17:00 23.05.2006 | All news from "Commercial property news and information"

China Seeks to Damp Prices On Real-Estate with Taxes

By Andrew Browne
From

A new crackdown on property speculation signaled by Chinese Premier Wen Jiabao reflects growing concern among China's top officials that surging prices in major cities threaten to create economic overheating and social unrest.

Since authorities took steps to cool Shanghai's real-estate market last year, speculators have piled into other cities, creating new property bubbles. In northeastern Dalian, prices for new property in the first three months of this year jumped 15% from a year earlier, according to the National Development and Reform Commission, the former state planning agency. Prices in the southern boomtown of Shenzhen gained 10% in the same period while Beijing prices were up 7% amid euphoria over the 2008 Olympics in the Chinese capital.

And those figures may understate the problem. Other government agencies, using different calculations, put the price increases far higher. In Beijing, for instance, the city statistics bureau reported that prices of property sold off the drawing boards rose 17% in the first two months of the year.

Chinese economists say that owning an apartment is now an unrealistic dream for large numbers of urban residents who are falling further behind as home prices surge. Zhong Wei, an economist at Beijing Normal University, said the price of the average apartment in Beijing is 13 times the annual average salary. He estimated that 70% of the Chinese capital's population can't afford to buy.

"Everybody has a desire to own an apartment," said Mr. Zhong. "But this is not possible."

Property is a big driver of Chinese economic growth, and runaway investment in the sector has contributed to signs of a broader overheating. The economy grew by a red-hot 10.2% in the first quarter of the year from a year earlier. Concern about too-rapid growth prompted the government to raise bank lending rates by 0.27 percentage point last month to discourage borrowing and reduce investment. Officials fear overheating could lead to a sudden economic crash.

Mr. Wen has fired a warning salvo at city governments and the real-estate developers who have become their chief source of funding. After a meeting of the State Council on Wednesday, the Chinese cabinet announced a series of policy measures to rein in prices, according to state media reports.

The announcement included few concrete details but indicated the government would seek to cool prices by levying profit taxes on real estate. These taxes are similar to those that helped deflate the Shanghai market last year by scaring off speculators who "flipped" property -- sometimes just days after buying it. The cabinet also suggested curbs on bank loans to the sector, and it called on local governments to focus new development on smaller and more affordable homes for lower-income families.

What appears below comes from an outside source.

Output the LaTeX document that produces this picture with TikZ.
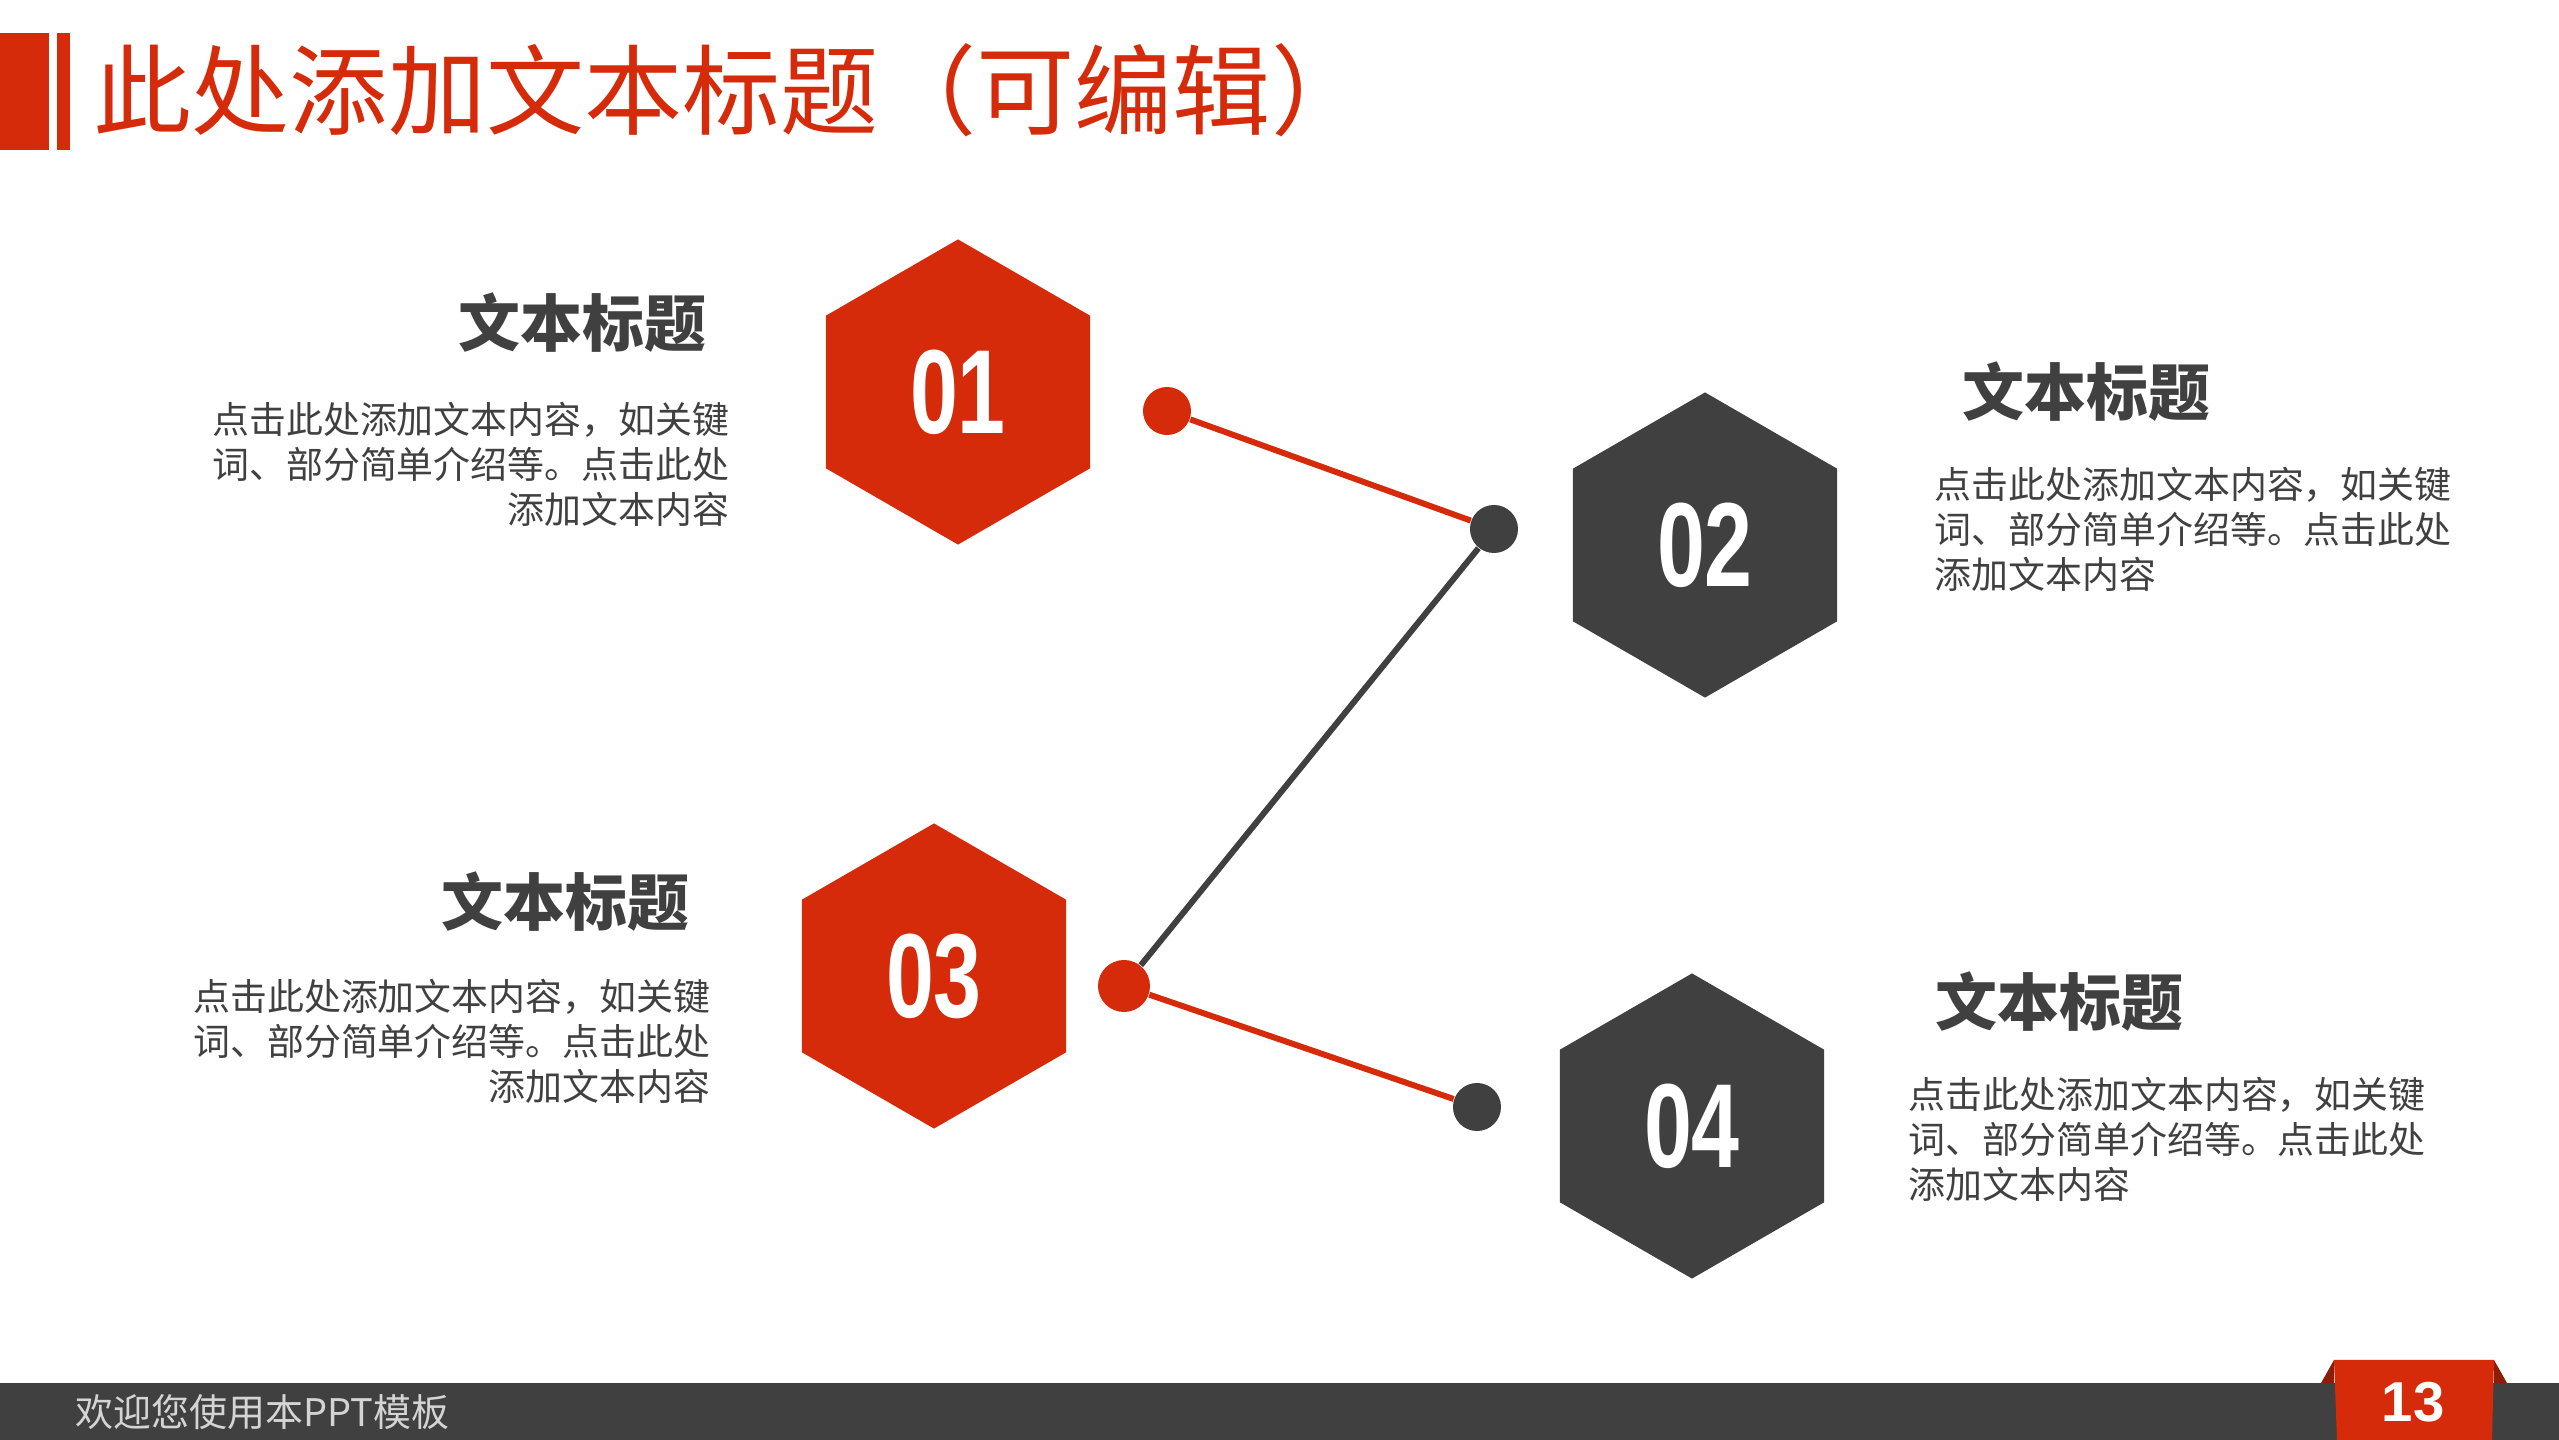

The measures took aim at property developers who hoard land and buildings, a practice that creates artificial shortages and drives up prices. At the same time, the cabinet urged local governments to offer more price information. In the absence of transaction data, Chinese buyers often are at the mercy of developers with an interest in inflating prices.

Since the government clamped controls on the runaway property sector last year, the cabinet noted that prices had softened "a little," according to the official Xinhua news agency.

"However, some problems have not been solved including rapid price rises in a few big cities, bad supply structure and messy market rules," Xinhua quoted the cabinet as saying.

Economists are split about whether China faces a risky property bubble. While urban property prices are rising fast, so are incomes. For that reason, some economists argue that even in Shanghai, the most expensive market in China, property is generally affordable.

Still, at the top end of the market, Shanghai remains stunningly expensive. Even the smallest apartment in the building next to Citigroup Inc.'s skyscraper on Shanghai's waterfront costs at least $6 million. The development, Tomson Riviera, boasts all-copper doors and Swarovski crystal lights in its apartments, priced around $13,750 per square meter.

Morgan Stanley economist Andy Xie is one who worries that the real-estate boom is unsustainable. He noted that even according to official figures, property investment in China is extremely high. Real-estate investment last year accounted for 8.6% of China's gross domestic product, he said, and that figure is on track to rise to 9.3% this year. That compares with 4.9% in 2000. The official data also show that the total value of property under construction at the end of last year stood at 5.1 trillion yuan ($637.42 billion), equal to 28% of China's GDP.

And those figures could be grossly understated, Mr. Xie said, noting that property data in China are so unreliable that "whatever you want to believe you can."